→ **Problem details**:
Emit a verbatim copy of the lines below from the line with "Convert this chart" through the line with "ax = fig.add_axes([0.144, 0.16, 0.854, 0.817])", excluding pictures and everything outside that range.
------------------------------
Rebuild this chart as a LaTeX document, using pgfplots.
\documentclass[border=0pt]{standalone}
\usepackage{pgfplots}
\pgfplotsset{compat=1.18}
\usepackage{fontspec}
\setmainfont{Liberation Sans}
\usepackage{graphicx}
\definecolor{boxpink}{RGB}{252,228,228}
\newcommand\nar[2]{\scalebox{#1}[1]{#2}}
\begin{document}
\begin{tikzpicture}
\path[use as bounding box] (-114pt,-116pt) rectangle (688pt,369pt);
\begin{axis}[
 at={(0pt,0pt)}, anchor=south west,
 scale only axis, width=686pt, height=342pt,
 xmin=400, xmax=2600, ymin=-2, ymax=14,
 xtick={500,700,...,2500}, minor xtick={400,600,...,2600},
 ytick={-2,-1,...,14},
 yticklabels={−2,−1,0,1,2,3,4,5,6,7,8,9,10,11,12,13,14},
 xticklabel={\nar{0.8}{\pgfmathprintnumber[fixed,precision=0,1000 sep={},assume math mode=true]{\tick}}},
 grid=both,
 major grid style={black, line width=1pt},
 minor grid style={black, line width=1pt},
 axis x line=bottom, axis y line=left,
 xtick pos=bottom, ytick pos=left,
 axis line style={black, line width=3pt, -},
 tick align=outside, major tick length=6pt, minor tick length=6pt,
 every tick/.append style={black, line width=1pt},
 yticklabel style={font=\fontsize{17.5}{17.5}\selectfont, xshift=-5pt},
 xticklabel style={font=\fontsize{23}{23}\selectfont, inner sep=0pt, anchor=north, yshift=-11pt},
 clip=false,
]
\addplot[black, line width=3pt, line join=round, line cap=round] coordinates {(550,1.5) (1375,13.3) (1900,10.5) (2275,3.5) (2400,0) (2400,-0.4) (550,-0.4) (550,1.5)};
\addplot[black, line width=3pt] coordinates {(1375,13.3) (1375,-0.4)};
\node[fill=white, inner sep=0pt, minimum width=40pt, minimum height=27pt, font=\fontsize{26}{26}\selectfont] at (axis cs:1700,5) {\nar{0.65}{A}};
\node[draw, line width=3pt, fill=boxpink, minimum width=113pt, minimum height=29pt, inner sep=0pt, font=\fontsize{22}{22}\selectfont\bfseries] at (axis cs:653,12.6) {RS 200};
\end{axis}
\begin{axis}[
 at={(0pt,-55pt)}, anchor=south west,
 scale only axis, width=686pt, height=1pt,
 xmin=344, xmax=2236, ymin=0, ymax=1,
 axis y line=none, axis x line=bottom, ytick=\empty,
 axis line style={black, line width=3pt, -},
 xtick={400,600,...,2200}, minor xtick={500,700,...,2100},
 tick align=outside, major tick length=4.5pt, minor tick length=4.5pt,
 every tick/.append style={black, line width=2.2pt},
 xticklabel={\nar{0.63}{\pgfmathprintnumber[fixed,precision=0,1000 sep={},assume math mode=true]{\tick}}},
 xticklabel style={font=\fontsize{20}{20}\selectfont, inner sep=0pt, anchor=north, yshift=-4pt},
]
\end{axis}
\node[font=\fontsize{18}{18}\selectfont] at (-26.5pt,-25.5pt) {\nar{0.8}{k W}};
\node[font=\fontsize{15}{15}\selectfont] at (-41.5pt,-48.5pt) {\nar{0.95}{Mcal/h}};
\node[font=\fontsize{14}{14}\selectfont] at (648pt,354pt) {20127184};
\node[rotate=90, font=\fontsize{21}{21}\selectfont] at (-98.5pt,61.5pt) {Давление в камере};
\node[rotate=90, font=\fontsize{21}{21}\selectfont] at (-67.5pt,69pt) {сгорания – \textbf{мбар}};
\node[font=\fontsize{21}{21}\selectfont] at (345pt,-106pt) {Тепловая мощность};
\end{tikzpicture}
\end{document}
------------------------------
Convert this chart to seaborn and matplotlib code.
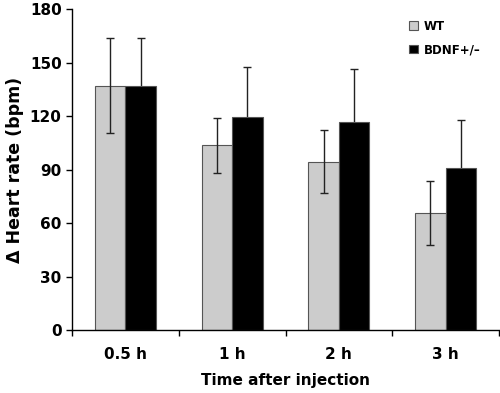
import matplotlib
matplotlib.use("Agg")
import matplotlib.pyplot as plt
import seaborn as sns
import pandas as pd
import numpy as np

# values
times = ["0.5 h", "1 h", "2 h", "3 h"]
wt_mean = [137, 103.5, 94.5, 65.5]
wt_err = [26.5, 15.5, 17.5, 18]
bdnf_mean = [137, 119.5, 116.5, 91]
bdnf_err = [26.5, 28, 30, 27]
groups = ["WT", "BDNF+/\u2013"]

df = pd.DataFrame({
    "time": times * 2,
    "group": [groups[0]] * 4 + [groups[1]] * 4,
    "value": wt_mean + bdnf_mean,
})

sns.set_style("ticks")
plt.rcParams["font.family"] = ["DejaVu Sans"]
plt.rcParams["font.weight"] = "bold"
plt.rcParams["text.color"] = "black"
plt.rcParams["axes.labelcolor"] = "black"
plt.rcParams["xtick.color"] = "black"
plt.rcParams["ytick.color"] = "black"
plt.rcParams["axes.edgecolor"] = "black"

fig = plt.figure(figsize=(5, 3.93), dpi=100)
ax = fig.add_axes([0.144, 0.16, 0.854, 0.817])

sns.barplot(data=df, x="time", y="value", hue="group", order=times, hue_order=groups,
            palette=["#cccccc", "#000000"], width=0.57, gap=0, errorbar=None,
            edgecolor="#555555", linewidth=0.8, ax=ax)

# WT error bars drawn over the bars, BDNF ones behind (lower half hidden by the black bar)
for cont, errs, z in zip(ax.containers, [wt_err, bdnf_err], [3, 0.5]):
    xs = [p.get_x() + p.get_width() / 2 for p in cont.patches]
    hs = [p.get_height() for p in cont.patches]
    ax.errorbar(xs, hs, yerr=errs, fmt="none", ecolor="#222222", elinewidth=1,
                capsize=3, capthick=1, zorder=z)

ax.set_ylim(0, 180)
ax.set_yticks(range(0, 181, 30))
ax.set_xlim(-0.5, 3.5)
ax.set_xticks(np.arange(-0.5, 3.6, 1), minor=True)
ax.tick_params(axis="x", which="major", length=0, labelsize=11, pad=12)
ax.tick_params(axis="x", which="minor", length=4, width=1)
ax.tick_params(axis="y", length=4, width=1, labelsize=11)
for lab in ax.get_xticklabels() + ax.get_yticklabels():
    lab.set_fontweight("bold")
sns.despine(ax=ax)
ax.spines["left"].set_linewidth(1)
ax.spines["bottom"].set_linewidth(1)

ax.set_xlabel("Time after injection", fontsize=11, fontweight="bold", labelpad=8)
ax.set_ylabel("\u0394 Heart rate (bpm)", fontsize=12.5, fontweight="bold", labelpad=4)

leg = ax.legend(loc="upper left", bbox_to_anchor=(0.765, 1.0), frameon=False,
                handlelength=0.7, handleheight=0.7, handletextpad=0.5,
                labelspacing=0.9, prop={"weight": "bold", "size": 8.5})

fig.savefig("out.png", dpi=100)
------------------------------
→ **Exercise solution**:
Convert this chart to seaborn and matplotlib code.
import matplotlib
matplotlib.use("Agg")
import matplotlib.pyplot as plt
import seaborn as sns
import pandas as pd
import numpy as np

# values
times = ["0.5 h", "1 h", "2 h", "3 h"]
wt_mean = [137, 103.5, 94.5, 65.5]
wt_err = [26.5, 15.5, 17.5, 18]
bdnf_mean = [137, 119.5, 116.5, 91]
bdnf_err = [26.5, 28, 30, 27]
groups = ["WT", "BDNF+/\u2013"]

df = pd.DataFrame({
    "time": times * 2,
    "group": [groups[0]] * 4 + [groups[1]] * 4,
    "value": wt_mean + bdnf_mean,
})

sns.set_style("ticks")
plt.rcParams["font.family"] = ["DejaVu Sans"]
plt.rcParams["font.weight"] = "bold"
plt.rcParams["text.color"] = "black"
plt.rcParams["axes.labelcolor"] = "black"
plt.rcParams["xtick.color"] = "black"
plt.rcParams["ytick.color"] = "black"
plt.rcParams["axes.edgecolor"] = "black"

fig = plt.figure(figsize=(5, 3.93), dpi=100)
ax = fig.add_axes([0.144, 0.16, 0.854, 0.817])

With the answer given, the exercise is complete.